Deuxième film de Mamoru Hosoda, Summer Wars réussit à mélanger drame familial, comédie et science-fiction tout en rendant accessible au commun des mortels les problématiques les plus importantes de l’internet. Comment parvient-on à réaliser ce tour de force en moins de deux heures ? Voici quelques éléments de réponse.

Lorsqu’on lit un résumé de l’intrigue, on a l’impression d’être face à l’histoire banale de la belle et du geek : elle est jolie et sociable ; il est champion de maths et timide. Mais un jour, la souriante Natsuki propose à Kenji de jouer le rôle de son petit-ami face à sa famille durant un week end.

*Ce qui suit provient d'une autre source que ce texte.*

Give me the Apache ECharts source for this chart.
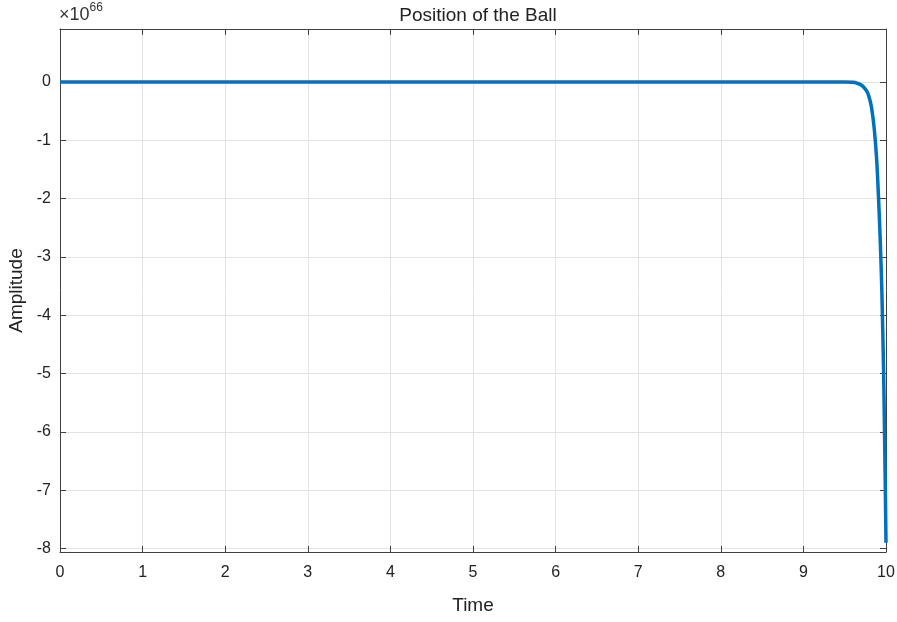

C’est l’anniversaire de son arrière grand-mère et elle souhaite faire bonne figure. Évidemment le garçon accepte. On se doute que cette protohistoire d’amour se terminera bien. Mais l’essentiel du film est ailleurs.

À la fois réalisateur et scénariste du film, Mamoru Hosoda se sert de cette historiette d’amour fleur bleue comme d’un appât pour mieux nous faire pénétrer dans un récit plus complexe. Il s’agit de nous montrer les interactions humaines à la fois au sein d’une famille réelle et de l’univers virtuel. Et c’est dans la représentation de la toile mondiale que Hosoda réalise un premier tour de force.

Une autre image de l’informatique et du net

Depuis Tron (1982) et Ghost in the Shell (1995) dont l’imagerie a été reprise dans Matrix (1999), l’informatique est un monde globalement noir dans lequel évoluent parfois des éléments de couleurs primaires (les personnages rehaussés de traits bleus ou rouges dans Tron), des suites de codes binaires en vert ou des attaques de pirate sous la forme d’image de synthèse abstraite.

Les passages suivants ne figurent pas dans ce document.